■ Task to complete:
Produce an exact copy of the lines below that run from the line containing "Reproduce this diagram with TikZ." to the line containing "(0,0) rectangle (571,530);", inclusive; any picture is omitted.

■ Input:
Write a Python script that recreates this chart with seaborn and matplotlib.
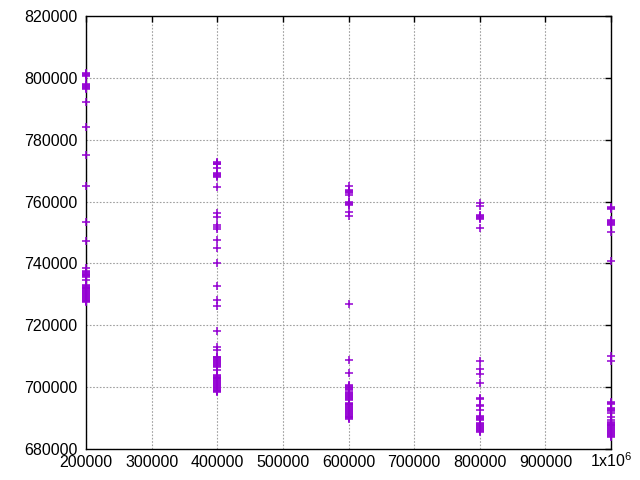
import matplotlib
matplotlib.use("Agg")
import matplotlib.pyplot as plt
import seaborn as sns
import pandas as pd

x200 = [801500, 801200, 800900, 800600, 797900, 797600, 797300, 797000, 796700,
        796400, 792300, 784000, 775200, 764900, 753500, 747400, 738600, 737600,
        737300, 737000, 736700, 736400, 736100, 735800, 735500, 734600, 733100,
        732800, 732500, 732200, 731900, 731600, 731300, 731000, 730700, 730400,
        730100, 729800, 729500, 729200, 728900, 728600, 728300, 728000, 727700,
        727400]
x400 = [772900, 772600, 772300, 772000, 770700, 769100, 768800, 768500, 768200,
        767900, 764600, 756400, 755100, 752400, 751700, 751000, 747600, 744900,
        740000, 732700, 728200, 726200, 718300, 713100, 712000, 709900, 709600,
        709300, 709000, 708700, 708400, 708100, 707800, 707500, 707200, 706900,
        706600, 705600, 704000, 703700, 703400, 703100, 702800, 702500, 702200,
        701900, 701600, 701300, 701000, 700700, 700400, 700100, 699800, 699500,
        699200, 698900, 698600, 698300]
x600 = [765000, 763700, 763400, 763100, 762800, 762200, 759900, 759600, 759300,
        759000, 756600, 755300, 727000, 708800, 704700, 700700, 700400, 700100,
        699800, 699500, 699200, 698300, 698000, 697700, 697400, 697100, 696800,
        696500, 696200, 695900, 695000, 694700, 694400, 694100, 693800, 693500,
        693200, 692900, 692600, 692300, 692000, 691700, 691400, 691100, 690800,
        690500, 690200, 689900, 689600]
x800 = [759600, 758600, 755600, 755300, 755000, 754700, 754400, 751600, 708500,
        705800, 704200, 701300, 696600, 696300, 694300, 694000, 692600, 690700,
        690400, 690100, 689800, 689500, 688300, 688000, 687700, 687400, 687100,
        686800, 686500, 686200, 685900, 685600]
x1000 = [758300, 758000, 757700, 754000, 753700, 753400, 753100, 752800, 752500,
         750300, 740900, 710200, 708500, 695300, 695000, 694700, 693200, 692900,
         692600, 692300, 691600, 690500, 689400, 688800, 688500, 688200, 687900,
         687600, 687300, 687000, 686700, 686400, 686100, 685800, 685500, 685200,
         684900, 684600, 684300, 684000]

xs = [200000] * len(x200) + [400000] * len(x400) + [600000] * len(x600) \
    + [800000] * len(x800) + [1000000] * len(x1000)
ys = x200 + x400 + x600 + x800 + x1000
df = pd.DataFrame({"x": xs, "y": ys})

xticks = [200000, 300000, 400000, 500000, 600000, 700000, 800000, 900000, 1000000]
xticklabels = ["200000", "300000", "400000", "500000", "600000", "700000",
               "800000", "900000", r"1x10$^{6}$"]
yticks = [680000, 700000, 720000, 740000, 760000, 780000, 800000, 820000]

sns.set_style("white")
plt.rcParams["font.family"] = ["Liberation Sans", "DejaVu Sans"]
plt.rcParams["mathtext.fontset"] = "custom"
plt.rcParams["mathtext.rm"] = "Liberation Sans"

fig = plt.figure(figsize=(6.4, 4.8), dpi=100)
ax = fig.add_axes([86 / 640, 1 - 449 / 480, (611 - 86) / 640, (449 - 16) / 480])

sns.scatterplot(data=df, x="x", y="y", marker="+", color="#9400d3", s=30,
                linewidth=1.1, ax=ax, clip_on=False, zorder=3, legend=False)

ax.set_xlim(200000, 1000000)
ax.set_ylim(680000, 820000)
ax.set_xticks(xticks)
ax.set_xticklabels(xticklabels)
ax.set_yticks(yticks)
ax.set_yticklabels([str(v) for v in yticks])
ax.set_xlabel("")
ax.set_ylabel("")
ax.grid(True, color="#a0a0a0", linestyle=(0, (1.5, 1.5)), linewidth=0.8)
ax.tick_params(direction="in", length=4.5, width=1, top=True, right=True,
               labelsize=11.5, colors="black")
ax.tick_params(axis="y", pad=6)
ax.tick_params(axis="x", pad=13)
for lab in ax.get_xticklabels():
    lab.set_verticalalignment("baseline")
for sp in ax.spines.values():
    sp.set_visible(True)
    sp.set_color("black")
    sp.set_linewidth(1)

fig.savefig("out.png", dpi=100)
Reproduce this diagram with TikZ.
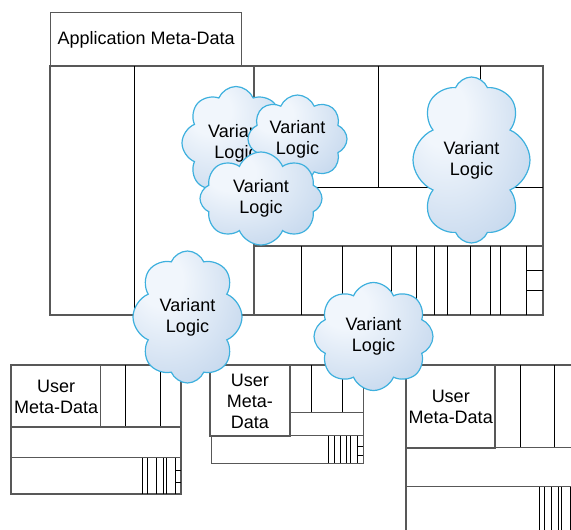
\documentclass[tikz,border=0pt]{standalone}
\usepackage{fontspec}
\setmainfont{Liberation Sans}
\usetikzlibrary{shapes.symbols}
\definecolor{cloudline}{RGB}{62,176,222}
\definecolor{cloudhi}{RGB}{241,246,252}
\definecolor{cloudlo}{RGB}{176,201,230}
\definecolor{framegray}{RGB}{88,88,88}
% soft highlight towards the upper left of each cloud
\pgfdeclareradialshading{cloudshade}{\pgfpoint{-14bp}{16bp}}{color(0bp)=(cloudhi); color(10bp)=(cloudhi); color(52bp)=(cloudlo); color(80bp)=(cloudlo)}
\begin{document}
\begin{tikzpicture}[x=1pt,y=-1pt,
  boxline/.style={draw=framegray,line width=1.2pt},
  thinrule/.style={draw=black,line width=0.8pt},
  txt/.style={font=\fontsize{18}{21}\selectfont, align=center, text=black},
  mdbox/.style={boxline, txt, rectangle, inner sep=1pt, anchor=north west},
  vcloud/.style={cloud, cloud puffs=8, cloud puff arc=135, cloud ignores aspect,
    draw=cloudline, line width=1.2pt, shade, shading=cloudshade, txt, inner sep=0pt}]
\useasboundingbox (0,0) rectangle (571,530);

% application meta-data block
\node[mdbox, minimum width=191pt, minimum height=54pt] (app) at (50,12) {Application Meta-Data};
\draw[boxline] (50,66) rectangle (543,315);
\draw[thinrule] (134,66) -- (134,315);
\draw[boxline] (254,66) -- (254,315);
\draw[thinrule] (378,66) -- (378,187);
\draw[thinrule] (480,66) -- (480,187);
\draw[thinrule] (254,187) -- (543,187);
\draw[boxline] (254,246) -- (543,246);
\foreach \x in {301.7,342.7,391,416.7,434,447,470,490.7,500.7,526.7}
  \draw[thinrule] (\x,246) -- (\x,315);
\foreach \y in {270,290.7}
  \draw[thinrule] (526.7,\y) -- (543,\y);

% user meta-data block, left
\node[mdbox, minimum width=89pt, minimum height=62pt] (user1) at (11,365) {User\\Meta-Data};
\draw[boxline] (11,365) rectangle (181,494);
\foreach \x in {125.7,160}
  \draw[thinrule] (\x,365) -- (\x,427);
\draw[boxline] (11,427) -- (181,427);
\draw[boxline] (11,457.7) -- (181,457.7);
\foreach \x in {142.7,147.7,156.7,163.3,166.7,175.7}
  \draw[thinrule] (\x,457.7) -- (\x,494);
\foreach \y in {470,482.3}
  \draw[thinrule] (175.7,\y) -- (181,\y);

% user meta-data block, middle
\node[mdbox, minimum width=80pt, minimum height=70.7pt] (user2) at (209.3,365) {User\\Meta-\\Data};
\draw[boxline] (209.3,365) rectangle (363.3,435.7);
\foreach \x in {311.7,342.7}
  \draw[thinrule] (\x,365) -- (\x,412.7);
\draw[boxline] (289.3,412.7) -- (363.3,412.7);
\draw[boxline] (211.7,435.7) rectangle (363.3,463.3);
\foreach \x in {328.3,334,340,346,350.7,357.7}
  \draw[thinrule] (\x,435.7) -- (\x,463.3);
\foreach \y in {446.7,455}
  \draw[thinrule] (357.7,\y) -- (363.3,\y);

% user meta-data block, right
\node[mdbox, minimum width=88.3pt, minimum height=82.7pt] (user3) at (406,365) {User\\Meta-Data};
\draw[boxline] (571,365) -- (406,365) -- (406,530);
\foreach \x in {520,554.3}
  \draw[thinrule] (\x,365) -- (\x,447.7);
\draw[boxline] (406,447.7) -- (571,447.7);
\draw[boxline] (406,486.7) -- (571,486.7);
\foreach \x in {539.3,544.3,551,558.3,561,570}
  \draw[thinrule] (\x,486.7) -- (\x,530);
\foreach \y in {501.7,518}
  \draw[thinrule] (570,\y) -- (571,\y);

% variant logic clouds
\node[vcloud, minimum width=108pt, minimum height=113pt] (vlA) at (236,143) {Variant\\Logic};
\node[vcloud, minimum width=99pt, minimum height=88pt] (vlB) at (297.5,139) {Variant\\Logic};
\node[vcloud, minimum width=122pt, minimum height=93pt] (vlC) at (261,198.5) {Variant\\Logic};
\node[vcloud, minimum width=117pt, minimum height=166pt] (vlD) at (471.5,160) {Variant\\Logic};
\node[vcloud, minimum width=109pt, minimum height=132pt] (vlE) at (187.5,317) {Variant\\Logic};
\node[vcloud, minimum width=119pt, minimum height=108pt] (vlF) at (373.5,336.5) {Variant\\Logic};
\end{tikzpicture}
\end{document}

■ Response below:
Reproduce this diagram with TikZ.
\documentclass[tikz,border=0pt]{standalone}
\usepackage{fontspec}
\setmainfont{Liberation Sans}
\usetikzlibrary{shapes.symbols}
\definecolor{cloudline}{RGB}{62,176,222}
\definecolor{cloudhi}{RGB}{241,246,252}
\definecolor{cloudlo}{RGB}{176,201,230}
\definecolor{framegray}{RGB}{88,88,88}
% soft highlight towards the upper left of each cloud
\pgfdeclareradialshading{cloudshade}{\pgfpoint{-14bp}{16bp}}{color(0bp)=(cloudhi); color(10bp)=(cloudhi); color(52bp)=(cloudlo); color(80bp)=(cloudlo)}
\begin{document}
\begin{tikzpicture}[x=1pt,y=-1pt,
  boxline/.style={draw=framegray,line width=1.2pt},
  thinrule/.style={draw=black,line width=0.8pt},
  txt/.style={font=\fontsize{18}{21}\selectfont, align=center, text=black},
  mdbox/.style={boxline, txt, rectangle, inner sep=1pt, anchor=north west},
  vcloud/.style={cloud, cloud puffs=8, cloud puff arc=135, cloud ignores aspect,
    draw=cloudline, line width=1.2pt, shade, shading=cloudshade, txt, inner sep=0pt}]
\useasboundingbox (0,0) rectangle (571,530);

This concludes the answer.